I arrived. At the Yellow Sea. Today. Just under 10 months ago I started pedaling in the Black Forest and have now reached the other end of the Eurasian continent. The idea wasn’t to head to Beijing by bike. I somehow wanted to get to the Yellow Sea. There it was before me now. As I was nearing it, tears started rolling down my cheeks - a whirlwind of memories flashing before my eyes as I drew closer and closer and could start smelling the salty air. And then it lay before me.
The end of a trip in some ways, but not in others. I began with no real vision of what it would be like 10 months ago and had no real idea what things would turn out to be this morning. I just let it happen. And the feelings were overwhelming as I arrived at the coast and plunked myself down to take in what was ahead. What it would feel like. Here is a - rather vain - attempt at describing the mixed bag of emotions, all swirling in my head at the same time:
- joy: I did it!, from the Black Forest to the Yellow Sea
- disbelief: did I really do this?, from the Black Forest to the Yellow Sea? Pinch me!
- gratitude: for having made it safely; I know that some of you were worried about me many a day and I am grateful for your concern and glad that I wasn’t hit by a vehicle (despite a good number of close calls), never seriously injured and never really was in personal danger by other people
- early onset of nostalgia: while I’m glad that I did arrive, this also marks the end of an era for me; the free-wheeling days of being almost completely free to do what you like are drawing to a close and they will be missed
- lonesomeness: I was there by myself, no one to meet or greet me; in some sense this was welcome as I could just linger in my own thoughts and strange as it may seem, it was one of the first moments when I did feel alone in the last months
- fatigue: the last weeks have been grueling and have taken a toll on me, both physically and emotionally; as I was sitting there, I could feel how drained I was in every respect
- and an overwhelming and vast emptiness that started to open up … leaving this won’t be easy, but the memories that have literally amassed during this trip will stay with me for a lifetime
Did any of the many sacrifices that were involved in getting here make sense?
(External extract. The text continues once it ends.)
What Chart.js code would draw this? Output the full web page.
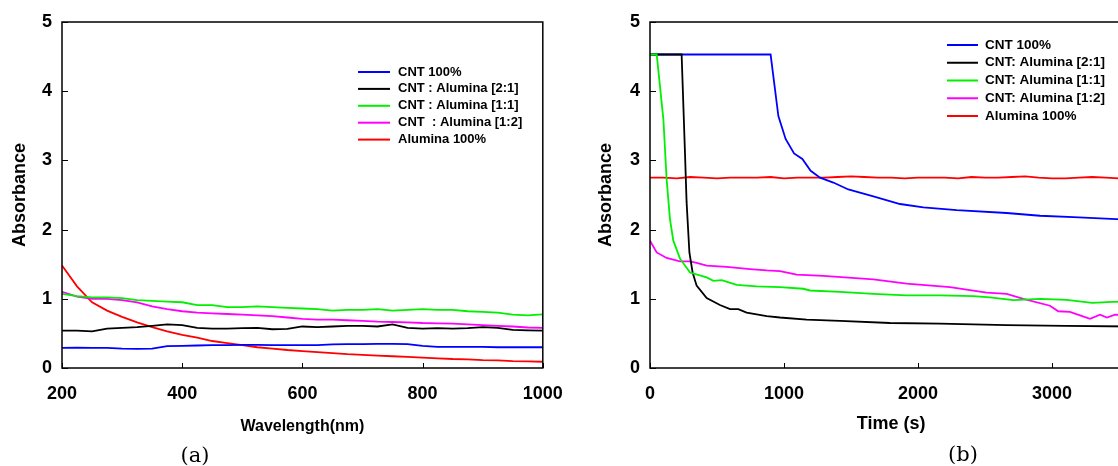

I don’t know and I don’t want to think about it right now. Let me just say this: my hunch is yes. Over the past few days I have been receiving a good number of emails that have informed me that people enjoy the messages that they are receiving, that they feel that they are part of the journey and that I take them along for the ride. That is the best that I could hope for. For me personally, I got so much out of this experience, I would not want to miss a minute and I hope I could convey as much for the past months.
And I want to thank YOU! Yes, you. Without the feedback that I received through messages, emails, comments and other means I could not have done it. Thank you very, very much.
For those wanting some raw facts:
total distance on the bike: 15,404km
distance in vehicles: about 1,300km
climbing: well over 100km
days on the road: 252
flat tires: 0
helpful people: too many to count
The day started out with me not feeling badly, but not feeling great either. I was there and knew that this would be the end of the biking part of the trip. I took this as a good sign.
And so I rolled along. The km markers didn’t fly by, it was slow going. All the while I knew I would get there. My stomach was still not in great shape, but I motored along. Took a break here:
And then moved on. I had decided to head north and evade a larger city. And then I started to feel the pull of the Yellow Sea. I couldn’t smell the ocean, that would be difficult given the wind conditions. But I knew I was close and so eventually I turned off the main road and just headed east. I had to thread my way a few times, but kept the general direction until I hit a bridge and a good road on a dam running next to a river. I followed and just wanted to arrive. And didn’t want to arrive. But really I did. And then I saw two buildings ahead of me - spaced about a km apart, signaling the river gates and I knew I was there. Past a construction site and then I got the first glimpse of the Yellow Sea. I could smell the salty air of the ocean now. After taking in where I was, I sat down …
I don’t know how long I was sitting there, but turned away eventually and went to the city of Ganyu where the waves of exhaustion were washing over me in a way that I hadn’t experienced them before. I just passed the time hanging around after taking a long, hot shower in my hotel.